Phones for Power in Central Maine
De facto discrimination against low-income households can occur in a variety of contexts when public utility actions are judged by an “effects test.” Central Maine Power Company’s story involves discrimination in their offer of payment plans. In this instance, CMP did not try to implement a program that overtly discriminated against low-income households. Nevertheless, the CMP practices did indeed discriminate against poor people because of program attributes that are unrelated to any compelling need of the utility.
The state of Maine has adopted a unique approach to the winter payment problems of low-income customers. Rather than adopting a “pure” winter moratorium, whereby disconnections of service are absolutely prohibited for income-eligible customers from November through April, Maine has adopted a two-pronged approach to winter shutoffs. The first prong requires utilities to make a reasonable effort to make personal contact with customers who are $50 or more in arrears. This “personal contact” may occur either by telephone or by a visit. The second prong is a system of payment plans. The Maine commission requires most utilities to offer eligible customers an opportunity to enter into a Special Payment Arrangement. Under this plan, a customer may pay less than the full amount of winter bills as they become due; the difference is then “made-up” in equal increments during the non-heating months. In the event that (1) no personal contact is made with the customer, or (2) personal contact is made and the customer and utility fail to agree on a payment plan, or (3) a payment plan is agreed to but is subsequently broken, a utility may seek to disconnect service even during the winter months so long as it first obtains approval from the Maine PUC’s Consumer Assistance Division.

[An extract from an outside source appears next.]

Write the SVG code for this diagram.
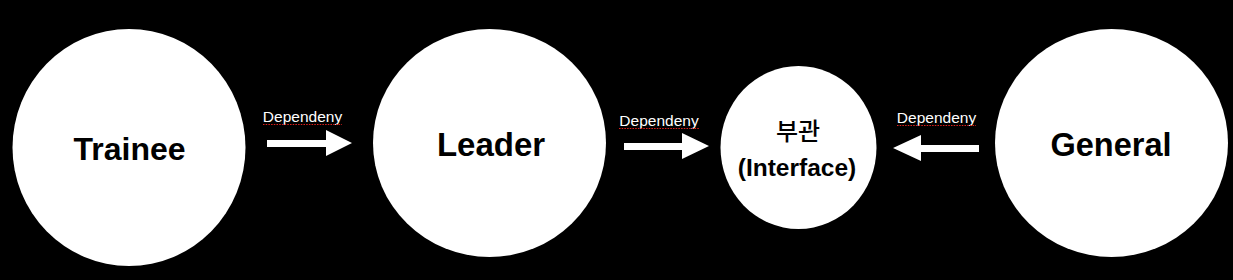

A 1988 report for the Maine PUC, prepared by the National Consumer Law Center, found that these rules operated, however unintentionally, to discriminate against a discrete population of low-income households. The report found that 70 percent of the households for whom a winter disconnection was sought, and 80 percent for whom a winter disconnection was granted, lacked telephone service in their home. The study found that the homes without telephones did not have greater arrears than the remaining population.
The study found further that the structure of the utility’s collection procedures worked to exclude these households that lacked telephones. It found that a statistically significant difference existed in the number of “no-phone households” that arranged to make payments, that obtained public assistance, and that entered into payment plans. The study concluded: It would appear that households which lack telephone service do not have the same ability to undertake the basic activities necessary to maintain home heating. They cannot contact social service agencies for public assistance; nor can they contact their utility to make payment plan arrangements.
Based upon this analysis, the Maine PUC was urged to eliminate the source of discrimination, heavy reliance upon telephone collection techniques. The Maine utility had, in effect, made the presence of a telephone a prerequisite to maintaining energy service, establishing unintentional discrimination.